Au bout de cinq jours, il reçut du capitaine Cresida un des brefs messages que l’espace du saut autorisait : Je progresse, disait-il. Si elle parvenait effectivement à désamorcer, fût-ce partiellement, la menace d’extinction de l’espèce humaine que représentait l’effondrement des portails de l’hypernet, elle le soulagerait d’un grand poids.
Neuf jours, une heure et six minutes après son saut depuis Wendig, la flotte de l’Alliance resurgissait dans l’espace conventionnel du système stellaire syndic de Cavalos, ses armes prêtes à entrer en action et tous ses senseurs à l’affût de cibles éventuelles. Mais nul champ de mines, nulle flottille syndic, nul vaisseau de surveillance ne l’attendaient au point d’émergence ni aux autres points de saut. Sa victoire inattendue à Lakota avait visiblement déstabilisé l’ennemi.

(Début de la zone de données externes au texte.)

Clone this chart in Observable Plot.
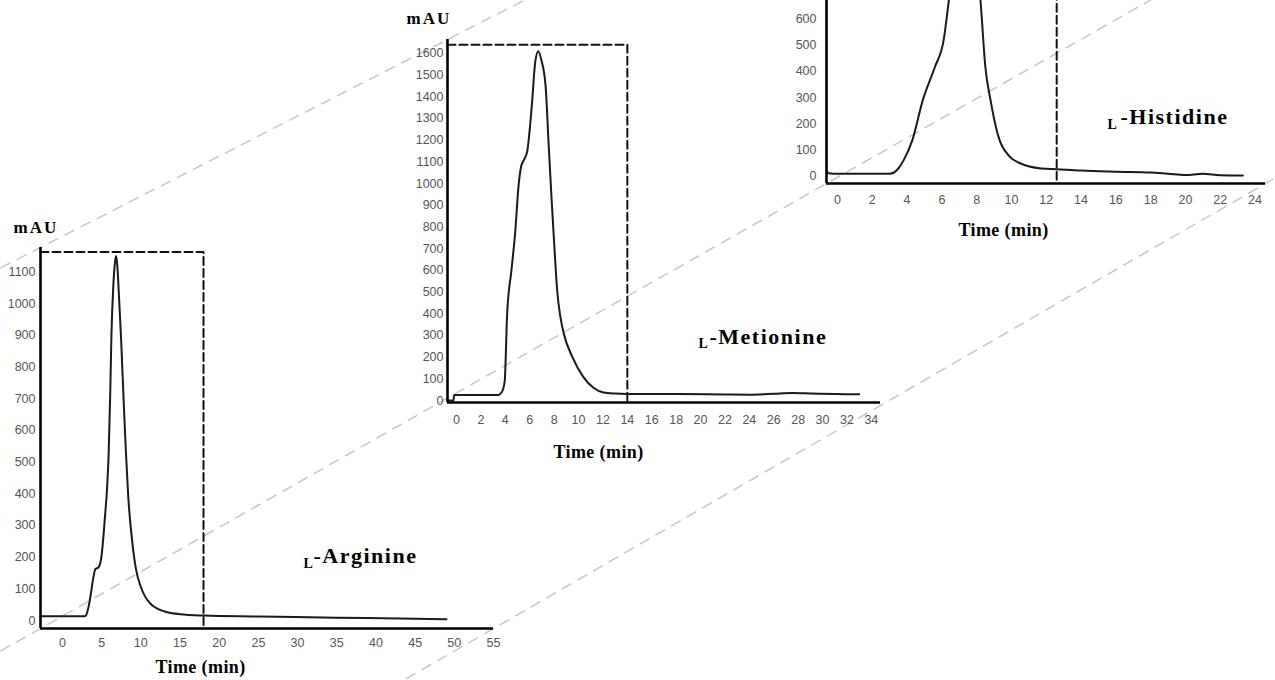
<!DOCTYPE html>
<html><head><meta charset="utf-8">
<script src="https://cdn.jsdelivr.net/npm/d3@7"></script>
<script src="https://cdn.jsdelivr.net/npm/@observablehq/plot@0.6"></script>
<style>
body{margin:0;background:#fff;}
#stage{position:relative;width:1275px;height:680px;overflow:hidden;background:#fff;}
#stage > svg{position:absolute;}
</style></head><body><div id="stage"></div>
<script>
// ---------- data ----------
const argTime   = [-2.8, 2.8, 3.0, 3.3, 3.6, 3.9, 4.2, 4.6, 4.9, 5.1, 5.4, 5.7, 5.9, 6.1, 6.25, 6.5, 6.7, 6.85, 7.0, 7.2, 7.5, 7.8, 8.1, 8.4, 8.9, 9.4, 9.95, 10.5, 11.2, 12.3, 13.4, 15, 18, 25, 35, 45, 49];
const argSignal = [14, 14, 16, 40, 80, 130, 162, 168, 190, 230, 320, 420, 530, 720, 900, 1060, 1130, 1150, 1120, 1030, 880, 700, 530, 390, 250, 160, 110, 78, 54, 35, 26, 20, 16, 13, 9, 6, 4];

const metTime   = [-0.7, -0.25, -0.2, 3.4, 3.6, 3.8, 3.95, 4.15, 4.5, 4.8, 5.1, 5.3, 5.5, 5.8, 6.0, 6.2, 6.45, 6.7, 6.95, 7.3, 7.55, 7.8, 8.05, 8.25, 8.5, 8.8, 9.5, 10.4, 11.2, 12.05, 13, 14, 18, 22, 24, 26, 27.5, 29, 31, 33];
const metSignal = [0, 0, 25, 25, 32, 50, 90, 400, 600, 770, 1000, 1080, 1106, 1150, 1250, 1380, 1560, 1610, 1570, 1450, 1180, 920, 680, 507, 390, 307, 200, 108, 60, 37, 32, 30, 30, 28, 27, 31, 35, 33, 30, 29];

const hisTime   = [-0.6, -0.5, 0, 3.0, 3.5, 3.8, 4.3, 4.9, 5.6, 6.1, 6.4, 6.8, 7.3, 7.7, 8.0, 8.22, 8.5, 8.8, 9.2, 9.9, 10.5, 11.7, 12.6, 14, 16, 18, 19, 20, 21, 22, 23.3];
const hisSignal = [20, 12, 10, 10, 30, 61, 137, 289, 416, 517, 669, 900, 1050, 980, 820, 669, 416, 289, 163, 75, 50, 30, 27, 22, 18, 15, 10, 5, 10, 4, 3];

const argXTicks = [0, 5, 10, 15, 20, 25, 30, 35, 40, 45, 50, 55];
const argYTicks = [0, 100, 200, 300, 400, 500, 600, 700, 800, 900, 1000, 1100];
const metXTicks = [0, 2, 4, 6, 8, 10, 12, 14, 16, 18, 20, 22, 24, 26, 28, 30, 32, 34];
const metYTicks = [0, 100, 200, 300, 400, 500, 600, 700, 800, 900, 1000, 1100, 1200, 1300, 1400, 1500, 1600];
const hisXTicks = [0, 2, 4, 6, 8, 10, 12, 14, 16, 18, 20, 22, 24];
const hisYTicks = [0, 100, 200, 300, 400, 500, 600];   // higher ticks fall outside the picture

const compoundNames = ["Arginine", "Metionine", "Histidine"];
const boxEnd = [18, 14, 12.6];      // min, end of dashed window
const boxTop = [1163, 1640, 1150];  // mAU, top of dashed window
const yUnit = "mAU";
const xTitle = "Time (min)";

// ---------- layout ----------
const panels = [
  {time: argTime, signal: argSignal, xTicks: argXTicks, yTicks: argYTicks, name: compoundNames[0], bEnd: boxEnd[0], bTop: boxTop[0],
   fx: 40, fy: 247, fw: 453, fh: 381, ml: 45, mt: 30, mr: 12, mb: 52,
   xDomain: [-2.8, 55], yDomain: [-25, 1177], xPad: 10, yPad: 5, showUnit: true,
   mau: [-27, -15], tt: [160, 44], L: [263, -61], nm: [273, -66]},
  {time: metTime, signal: metSignal, xTicks: metXTicks, yTicks: metYTicks, name: compoundNames[1], bEnd: boxEnd[1], bTop: boxTop[1],
   fx: 447, fy: 39, fw: 433, fh: 363, ml: 50, mt: 39, mr: 12, mb: 62,
   xDomain: [-0.74, 34.75], yDomain: [-9, 1664], xPad: 13, yPad: 4, showUnit: true,
   mau: [-41, -16], tt: [151, 55], L: [251, -55], nm: [262, -59]},
  {time: hisTime, signal: hisSignal, xTicks: hisXTicks, yTicks: hisYTicks, name: compoundNames[2], bEnd: boxEnd[2], bTop: boxTop[2],
   fx: 826, fy: -157, fw: 439, fh: 340, ml: 50, mt: 30, mr: 10, mb: 60,
   xDomain: [-0.63, 24.6], yDomain: [-27, 1266], xPad: 12, yPad: 10, showUnit: false,
   mau: [-41, -16], tt: [177, 52], L: [281, -55], nm: [294, -60]}
];

const stage = document.getElementById("stage");
const serif = "'Liberation Serif', 'Times New Roman', serif";

// ---------- diagonal guide lines (through panel frame corners) ----------
const P = panels;
const corner = (p, which) => which === "tl" ? [p.fx, p.fy] : which === "bl" ? [p.fx, p.fy + p.fh] : [p.fx + p.fw, p.fy + p.fh];
const guidePairs = [[corner(P[0], "tl"), corner(P[1], "tl")], [corner(P[0], "bl"), corner(P[2], "bl")], [corner(P[0], "br"), corner(P[2], "br")]];
const guides = guidePairs.map(([a, b]) => {
  const s = (b[1] - a[1]) / (b[0] - a[0]);
  return {x1: 0, y1: a[1] - s * a[0], x2: 1275, y2: a[1] + s * (1275 - a[0])};
});
const bg = Plot.plot({
  width: 1275, height: 680, margin: 0,
  x: {domain: [0, 1275], axis: null},
  y: {domain: [0, 680], range: [0, 680], axis: null},
  style: {background: "transparent"},
  marks: [Plot.link(guides, {x1: "x1", y1: "y1", x2: "x2", y2: "y2", stroke: "#c4c4c4", strokeWidth: 1.4, strokeDasharray: "11,7"})]
});
bg.style.left = "0px"; bg.style.top = "0px";
stage.appendChild(bg);

// ---------- panels ----------
for (const p of panels) {
  const data = p.time.map((t, i) => ({t, v: p.signal[i]}));
  const [x0] = p.xDomain, [y0] = p.yDomain;
  const box = [{t: x0, v: p.bTop}, {t: p.bEnd, v: p.bTop}, {t: p.bEnd, v: y0}];
  const marks = [
    Plot.line(box, {x: "t", y: "v", stroke: "#111", strokeWidth: 2, strokeDasharray: "8,4"}),
    Plot.line(data, {x: "t", y: "v", stroke: "#1a1a1a", strokeWidth: 2, curve: "monotone-x"}),
    Plot.ruleX([x0], {stroke: "#000", strokeWidth: 2.6}),
    Plot.ruleY([y0], {stroke: "#000", strokeWidth: 2.6}),
    Plot.text([xTitle], {text: d => d, frameAnchor: "bottom-left", dx: p.tt[0], dy: p.tt[1], textAnchor: "middle", lineAnchor: "bottom", fontFamily: serif, fontWeight: "bold", fontSize: 18, fill: "#000"}),
    Plot.text(["L"], {text: d => d, frameAnchor: "bottom-left", dx: p.L[0], dy: p.L[1], textAnchor: "start", lineAnchor: "bottom", fontFamily: serif, fontWeight: "bold", fontSize: 14, fill: "#000"}),
    Plot.text(["-" + p.name], {text: d => d, frameAnchor: "bottom-left", dx: p.nm[0], dy: p.nm[1], textAnchor: "start", lineAnchor: "bottom", fontFamily: serif, fontWeight: "bold", fontSize: 22, fill: "#000"})
  ];
  if (p.showUnit) marks.push(Plot.text([yUnit], {text: d => d, frameAnchor: "top-left", dx: p.mau[0], dy: p.mau[1], textAnchor: "start", lineAnchor: "bottom", fontFamily: serif, fontWeight: "bold", fontSize: 17, fill: "#000"}));
  const chart = Plot.plot({
    width: p.ml + p.fw + p.mr, height: p.mt + p.fh + p.mb,
    marginLeft: p.ml, marginTop: p.mt, marginRight: p.mr, marginBottom: p.mb,
    x: {domain: p.xDomain, ticks: p.xTicks, tickSize: 0, tickPadding: p.xPad, tickFormat: "d", label: null},
    y: {domain: p.yDomain, ticks: p.yTicks, tickSize: 0, tickPadding: p.yPad, tickFormat: "d", label: null},
    style: {background: "transparent", overflow: "visible", fontFamily: "'Liberation Sans', Arial, sans-serif", fontSize: "12.5px", color: "#555"},
    marks
  });
  d3.select(chart).selectAll('g[aria-label="text"] text').each(function() {
    const s = this.textContent;
    const ls = s === yUnit ? 2 : s === xTitle ? 0.4 : s === "L" ? 0 : 1.5;
    this.setAttribute("letter-spacing", ls);
  });
  chart.style.left = (p.fx - p.ml) + "px";
  chart.style.top = (p.fy - p.mt) + "px";
  stage.appendChild(chart);
}
</script>
</body></html>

La présence humaine à Cavalos était effectivement significative. Une planète plus ou moins hospitalière gravitait à huit minutes-lumière environ de l’étoile et une demi-douzaine d’autres, dont les trois géantes gazeuses traditionnelles, orbitaient autour à plus grande distance. L’une de ces dernières présentait une activité encore assez importante sous la forme de mines en exploitation et d’une installation orbitale. Un croiseur léger vétuste et deux corvettes « nickel » encore plus obsolètes stationnaient près de la planète habitée.

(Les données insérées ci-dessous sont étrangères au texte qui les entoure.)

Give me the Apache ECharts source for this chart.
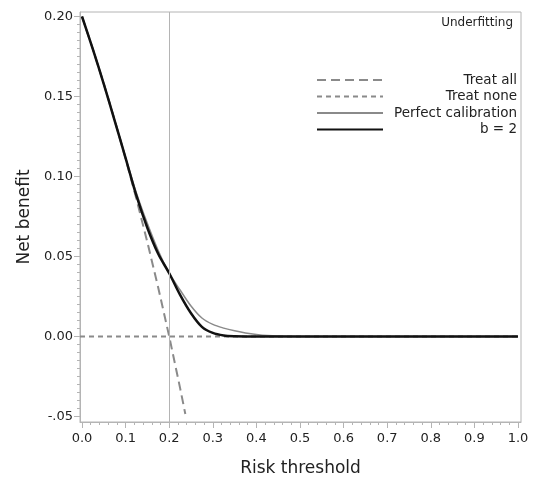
<!DOCTYPE html>
<html>
<head>
<meta charset="utf-8">
<script src="https://cdn.jsdelivr.net/npm/echarts@6/dist/echarts.min.js"></script>
<style>
  html, body { margin: 0; padding: 0; background: #fff; }
  #chart { width: 534px; height: 482px; }
</style>
</head>
<body>
<div id="chart"></div>
<script>
// risk thresholds for the model curves
const thresholds = [0, 0.025, 0.05, 0.075, 0.1, 0.125, 0.15, 0.175, 0.2, 0.225, 0.25, 0.275,
  0.3, 0.325, 0.35, 0.375, 0.4, 0.425, 0.45, 0.5, 0.6, 0.7, 0.8, 0.9, 1.0]
const perfectCalibration = [0.200, 0.1795, 0.158, 0.1353, 0.1118, 0.0895, 0.0705, 0.0535, 0.0395, 0.029, 0.019, 0.0115,
  0.0075, 0.0052, 0.0035, 0.0022, 0.0012, 0.0005, 0.0002, 0, 0, 0, 0, 0, 0]
const underfitB2 = [0.200, 0.1795, 0.1577, 0.1348, 0.1115, 0.0878, 0.0678, 0.0515, 0.0395, 0.026, 0.0145, 0.006,
  0.0022, 0.0006, 0.0001, 0, 0, 0, 0, 0, 0, 0, 0, 0, 0]
// treat all line (ends just below the axis floor)
const treatAllX = [0, 0.025, 0.05, 0.075, 0.1, 0.125, 0.15, 0.175, 0.2, 0.225, 0.237]
const treatAllY = [0.2, 0.1795, 0.1579, 0.1351, 0.1111, 0.0857, 0.0588, 0.0303, 0, -0.0323, -0.0485]
const treatNoneX = [-0.0046, 1.0069]
const treatNoneY = [0, 0]

const xTicks = [0, 0.1, 0.2, 0.3, 0.4, 0.5, 0.6, 0.7, 0.8, 0.9, 1.0]
const yTicks = [-0.05, 0, 0.05, 0.10, 0.15, 0.20]
const cutoff = 0.2

const xMinor = []
for (let i = 0; i <= 50; i++) xMinor.push(+(i * 0.02).toFixed(2))
const yMinor = []
for (let i = -10; i <= 40; i++) yMinor.push(+(i * 0.005).toFixed(3))

const zip = (xs, ys) => xs.map((x, i) => [x, ys[i]])

const font = 'DejaVu Sans'
const axisGray = '#b4b4b4'
const xMin = -0.0046, xMax = 1.0069
const yMin = -0.0535, yMax = 0.2028

function xAxisDef(major) {
  return {
    type: 'value', min: xMin, max: xMax, position: 'bottom',
    splitLine: { show: false },
    axisLine: { show: major, onZero: false, lineStyle: { color: axisGray } },
    axisTick: { show: true, customValues: major ? xTicks : xMinor, length: major ? 6 : 3, lineStyle: { color: axisGray } },
    axisLabel: {
      show: major, customValues: xTicks, margin: 10, color: '#222', fontFamily: font, fontSize: 13,
      formatter: v => v.toFixed(1)
    },
    name: major ? 'Risk threshold' : '', nameLocation: 'middle', nameGap: 38,
    nameTextStyle: { fontFamily: font, fontSize: 17, color: '#222' }
  }
}
function yAxisDef(major) {
  return {
    type: 'value', min: yMin, max: yMax, position: 'left',
    splitLine: { show: false },
    axisLine: { show: major, onZero: false, lineStyle: { color: axisGray } },
    axisTick: { show: true, customValues: major ? yTicks : yMinor, length: major ? 6 : 3, lineStyle: { color: axisGray } },
    axisLabel: {
      show: major, customValues: yTicks, margin: 7, color: '#222', fontFamily: font, fontSize: 13,
      formatter: v => (Math.abs(v + 0.05) < 1e-9 ? '-.05' : v.toFixed(2))
    },
    name: major ? 'Net benefit' : '', nameLocation: 'middle', nameGap: 47,
    nameTextStyle: { fontFamily: font, fontSize: 17, color: '#222' }
  }
}

const chart = echarts.init(document.getElementById('chart'))
chart.setOption({
  animation: false,
  backgroundColor: '#fff',
  title: {
    text: 'Underfitting', right: 21, top: 17, padding: 0,
    textStyle: { fontFamily: font, fontSize: 12, fontWeight: 'normal', color: '#222' }
  },
  grid: { left: 80, right: 13, top: 12, bottom: 60, show: true, borderColor: axisGray, borderWidth: 1 },
  legend: {
    orient: 'vertical', left: 316, top: 73, padding: 0, itemWidth: 66, itemHeight: 14, itemGap: 2.5,
    itemStyle: { opacity: 0 },
    data: ['Treat all', 'Treat none', 'Perfect calibration', 'b = 2'],
    formatter: name => '{a|' + name + '}',
    textStyle: {
      rich: { a: { width: 129, align: 'right', fontFamily: font, fontSize: 13.5, color: '#222', lineHeight: 14 } }
    }
  },
  xAxis: [xAxisDef(true), xAxisDef(false)],
  yAxis: [yAxisDef(true), yAxisDef(false)],
  series: [
    {
      name: 'Treat all', type: 'line', data: zip(treatAllX, treatAllY), symbol: 'none', z: 2,
      lineStyle: { color: '#8a8a8a', width: 2, type: [9, 5] }, itemStyle: { color: '#8a8a8a' },
      markLine: {
        silent: true, symbol: 'none', label: { show: false },
        lineStyle: { color: '#b4b4b4', width: 1, type: 'solid' },
        data: [{ xAxis: cutoff }]
      }
    },
    {
      name: 'Treat none', type: 'line', data: zip(treatNoneX, treatNoneY), symbol: 'none', z: 2,
      lineStyle: { color: '#8a8a8a', width: 2, type: [5, 4] }, itemStyle: { color: '#8a8a8a' }
    },
    {
      name: 'Perfect calibration', type: 'line', data: zip(thresholds, perfectCalibration), symbol: 'none',
      smooth: 0.3, z: 3,
      lineStyle: { color: '#8a8a8a', width: 1.5 }, itemStyle: { color: '#8a8a8a' }
    },
    {
      name: 'b = 2', type: 'line', data: zip(thresholds, underfitB2), symbol: 'none',
      smooth: 0.3, z: 4,
      lineStyle: { color: '#111', width: 2.5 }, itemStyle: { color: '#111' }
    }
  ]
})
</script>
</body>
</html>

Geary étudia la situation puis se tourna vers Desjani. « Juste une force d’autodéfense standard dans un système éloigné. Pas vraiment une menace. »
Elle haussa les épaules. « On pourrait les balayer si l’occasion se présentait. Ce sont des cibles légitimes.
— Je sais. Mais je ne m’attends pas à ce qu’ils aient la sottise de nous charger, et ils ne valent pas non plus la peine que nous perdions notre temps à les pourchasser en gaspillant nos cellules d’énergie. »
Desjani opina. « Ce sont de toute façon des vaisseaux de rebut. Quant aux menaces de l’intérieur, tous nos officiers de la sécurité des systèmes sont sur les dents et ils n’ont encore rien trouvé. »
Rien apparemment ne menaçait la flotte. On pouvait donc s’inquiéter de nouveau des civils de Wendig. « Ce système stellaire ne donne pas l’impression d’avoir beaucoup souffert de la construction de l’hypernet. Selon vous, devons-nous déposer nos passagers sur l’installation orbitale ? Elle se trouve quasiment sur notre route et ne nous oblige pas à nous enfoncer très profond dans ce système stellaire. » La station orbitale de la géante gazeuse ne se trouvait qu’à une heure-lumière un quart de la flotte, légèrement à l’écart de la trajectoire qu’elle aurait empruntée pour gagner directement les points de saut menant aux deux systèmes entre lesquels Geary devrait choisir : Anahalt ou Dilawa. Pas trop loin, donc. Ralentir de nouveau la flotte pour permettre aux navettes de livrer leur cargaison serait le seul point noir : larguer les civils syndics ne lui coûterait qu’une petite perte de temps, assortie, en revanche, d’un gros gaspillage de cellules d’énergie.